Die derzeitige Höhe des von der Landesregierung als einzige Grundlage angeführten mathematischen Wertes „Sieben-Tage-Inzidenz“ sei in Pirmasens auf ein Ausbruchgeschehen in einem einzelnen Kindergarten zurückzuführen. Ansonsten läge man unter hundert. (Werner G. Stähle)
Aktualisierung 22. März 2021 12 Uhr:
Beschränkungen im Einzelhandel in Nordrhein-Westfalen aufgehoben
Das Oberverwaltungsgericht Münster hob heute viele der dem Einzelhandel auferlegte Beschränkungen ab sofort auf.
Dies meldet unter anderen der Nachrichtensender „Welt“. Die Regelungen verstießen gegen den Gleichbehandlungsgrundsatz.

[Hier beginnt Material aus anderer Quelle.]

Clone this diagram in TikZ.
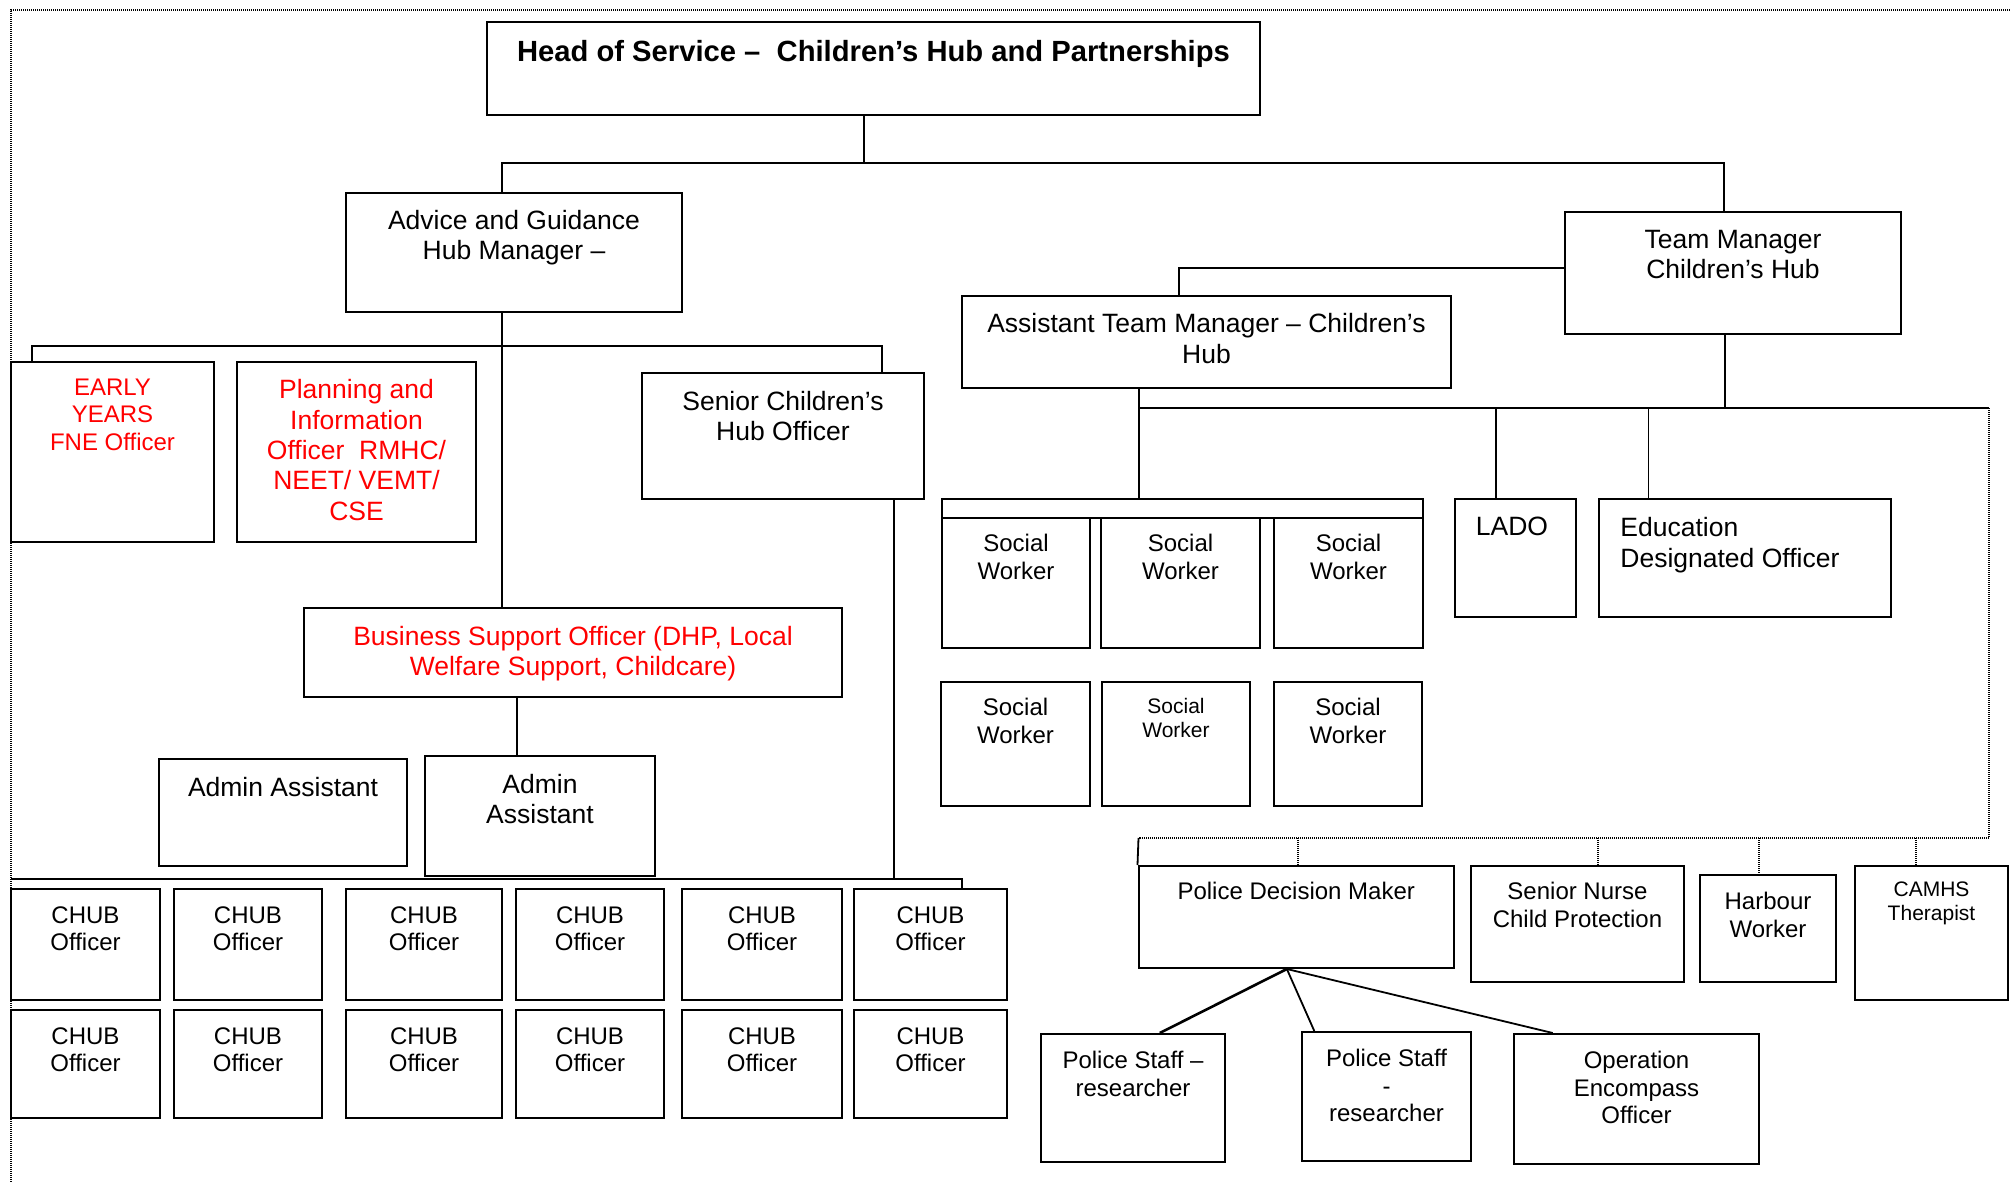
\documentclass[tikz,border=0pt]{standalone}
\usepackage{fontspec}
\setmainfont{Liberation Sans}
\usetikzlibrary{positioning,fit}

\begin{document}
\begin{tikzpicture}[x=0.5pt, y=-0.5pt,
    box/.style={draw, line width=1pt, fill=white, inner sep=0pt},
    lbl/.style={align=center, inner sep=0pt},
    big/.style={font=\fontsize{13.25}{15.2}\selectfont},
    sml/.style={font=\fontsize{12}{13.7}\selectfont},
    tny/.style={font=\fontsize{10.5}{12}\selectfont},
    link/.style={line width=0.9pt},
    bus/.style={line width=1.3pt},
    dots/.style={line width=0.7pt, dash pattern=on 0.5pt off 0.5pt}]

  \useasboundingbox (0,0) rectangle (2010,1182);
  \draw[dots] (2010,10) -| (11,1182);

  % head and managers
  \node[box, fit={(487,22) (1260,115)}] (head) {};
  \node[lbl, below=9.3pt of head.north, font=\fontsize{14.6}{17}\selectfont\bfseries] (headt) {Head of Service –\ \ Children’s Hub and Partnerships};
  \node[box, fit={(346,193) (682,312)}] (agm) {};
  \node[lbl, big, below=8.8pt of agm.north] (agmt) {Advice and Guidance\\Hub Manager –};
  \node[box, fit={(1565,212) (1901,334)}] (tm) {};
  \node[lbl, big, below=9.2pt of tm.north] (tmt) {Team Manager\\Children’s Hub};
  \node[box, fit={(962,296) (1451,388)}] (atm) {};
  \node[lbl, big, below=9pt of atm.north] (atmt) {Assistant Team Manager – Children’s\\Hub};

  % advice and guidance side
  \node[box, fit={(11,362) (214,542)}] (ey) {};
  \node[lbl, sml, text=red, below=8.8pt of ey.north] (eyt) {EARLY\\YEARS\\FNE Officer};
  \node[box, fit={(237,362) (476,542)}] (pio) {};
  \node[lbl, big, text=red, below=9pt of pio.north] (piot) {Planning and\\Information\\Officer\ \ RMHC/\\NEET/ VEMT/\\CSE};
  \node[box, fit={(642,373) (924,499)}] (scho) {};
  \node[lbl, big, below=9.2pt of scho.north] (schot) {Senior Children’s\\Hub Officer};
  \node[box, fit={(304,608) (842,697)}] (bso) {};
  \node[lbl, big, text=red, below=9.2pt of bso.north] (bsot) {Business Support Officer (DHP, Local\\Welfare Support, Childcare)};
  \node[box, fit={(159,759) (407,866)}] (aa1) {};
  \node[lbl, big, below=9.5pt of aa1.north] (aa1t) {Admin Assistant};
  \node[box, fit={(425,756) (655,876)}] (aa2) {};
  \node[lbl, big, below=9.2pt of aa2.north] (aa2t) {Admin\\Assistant};

  % CHUB officers
  \foreach \xa/\xb [count=\i] in {11/160, 174/322, 346/502, 516/664, 682/842, 854/1007} {
    \node[box, fit={(\xa,889) (\xb,1000)}] (c1\i) {};
    \node[lbl, sml, below=9pt of c1\i.north] (ct1\i) {CHUB\\Officer};
    \node[box, fit={(\xa,1010) (\xb,1118)}] (c2\i) {};
    \node[lbl, sml, below=9pt of c2\i.north] (ct2\i) {CHUB\\Officer};
  }

  % social workers
  \node[box, fit={(942,499) (1423,518)}] (swg) {};
  \foreach \xa/\xb [count=\i] in {942/1090, 1101/1260, 1274/1423} {
    \node[box, fit={(\xa,518) (\xb,648)}] (sw1\i) {};
    \node[lbl, sml, below=8.6pt of sw1\i.north] (swt1\i) {Social\\Worker};
  }
  \node[box, fit={(941,682) (1090,806)}] (sw21) {};
  \node[lbl, sml, below=8.6pt of sw21.north] (swt21) {Social\\Worker};
  \node[box, fit={(1102,682) (1250,806)}] (sw22) {};
  \node[lbl, tny, below=8.6pt of sw22.north] (swt22) {Social\\Worker};
  \node[box, fit={(1274,682) (1422,806)}] (sw23) {};
  \node[lbl, sml, below=8.6pt of sw23.north] (swt23) {Social\\Worker};

  \node[box, fit={(1455,499) (1576,617)}] (lado) {};
  \node[lbl, big, below=9.5pt of lado.north, xshift=-1.75pt] (ladot) {LADO};
  \node[box, fit={(1599,499) (1891,617)}] (edo) {};
  \node[lbl, big, align=left, below right=9.5pt and 11pt of edo.north west] (edot) {Education\\Designated Officer};

  % partner agencies
  \node[box, fit={(1138.5,866) (1454,968)}] (pdm) {};
  \node[lbl, sml, below=8.6pt of pdm.north] (pdmt) {Police Decision Maker};
  \node[box, fit={(1471,866) (1684,982)}] (snc) {};
  \node[lbl, sml, below=8.6pt of snc.north] (snct) {Senior Nurse\\Child Protection};
  \node[box, fit={(1700,875) (1836,982)}] (hw) {};
  \node[lbl, sml, below=9pt of hw.north] (hwt) {Harbour\\Worker};
  \node[box, fit={(1855,866) (2008,1000)}] (camhs) {};
  \node[lbl, tny, below=8pt of camhs.north] (camhst) {CAMHS\\Therapist};
  \node[box, fit={(1041,1034) (1225,1162)}] (ps1) {};
  \node[lbl, sml, below=9pt of ps1.north] (ps1t) {Police Staff –\\researcher};
  \node[box, fit={(1302,1032) (1471,1161)}] (ps2) {};
  \node[lbl, sml, below=9pt of ps2.north] (ps2t) {Police Staff\\-\\researcher};
  \node[box, fit={(1514,1034) (1759,1164)}] (oeo) {};
  \node[lbl, sml, below=9pt of oeo.north] (oeot) {Operation\\Encompass\\Officer};

  % connectors
  \coordinate (hj) at (864,163);
  \coordinate (agj) at (502,163);
  \coordinate (tmj) at (1724,163);
  \draw[link] (head.south -| hj) -- (hj);
  \draw[link] (agm.north -| agj) |- (tmj) -- (tm.north -| tmj);

  \coordinate (abj) at (502,346);
  \coordinate (eyj) at (32,346);
  \coordinate (scj) at (882,346);
  \draw[link] (agm.south -| abj) -- (bso.north -| abj);
  \draw[bus] (ey.north -| eyj) |- (scj) -- (scho.north -| scj);

  \coordinate (cbl) at (11,879);
  \coordinate (cbr) at (962,879);
  \coordinate (cbs) at (894,879);
  \draw[link] (scho.south -| cbs) -- (cbs);
  \draw[bus] (cbl) -- (cbr) -- (c16.north -| cbr);

  \coordinate (aaj) at (517,700);
  \draw[link] (bso.south -| aaj) -- (aa2.north -| aaj);

  \coordinate (atj) at (1179,268);
  \draw[link] (tm.west |- atj) -| (atm.north -| atj);

  \coordinate (tbj) at (1725,408);
  \coordinate (swj) at (1139,408);
  \coordinate (rbj) at (1989,408);
  \coordinate (ldj) at (1496,408);
  \coordinate (edj) at (1648.5,408);
  \draw[link] (tm.south -| tbj) -- (tbj);
  \draw[link] (atm.south -| swj) -- (swg.north -| swj);
  \draw[link] (swj) -- (rbj);
  \draw[link] (ldj) -- (lado.north -| ldj);
  \draw[link] (edj) -- (edo.north -| edj);

  \coordinate (pbl) at (1138.5,838);
  \draw[dots] (rbj) |- (pbl);
  \draw[link] (pbl) -- (pdm.north west);
  \coordinate (pdj) at (1298,838);
  \coordinate (snj) at (1598,838);
  \coordinate (hwj) at (1759,838);
  \coordinate (caj) at (1916,838);
  \foreach \c/\n in {pdj/pdm, snj/snc, hwj/hw, caj/camhs}
    \draw[dots] (\c) -- (\n.north -| \c);

  \draw[bus] ([xshift=-4.7pt]pdm.south) -- ([xshift=13.4pt]ps1.north);
  \draw[link] ([xshift=-4.7pt]pdm.south) -- ([xshift=-36.1pt]ps2.north);
  \draw[link] ([xshift=-4.7pt]pdm.south) -- ([xshift=-41.9pt]oeo.north);
\end{tikzpicture}
\end{document}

Damit sollen im bevölkerungsreichsten Bundesland unter anderem die Begrenzung der Kundenzahl pro Quadratmeter entfallen sowie die bislang erforderliche Vorausbuchtung von Terminen („click and meet“).
Geklagt hatte ein Elektro-Fachmarkt. Die Landesregierung soll zur Stunde unter Leitung von Ministerpräsident Armin Laschet (12 Uhr) diesbezüglich beraten.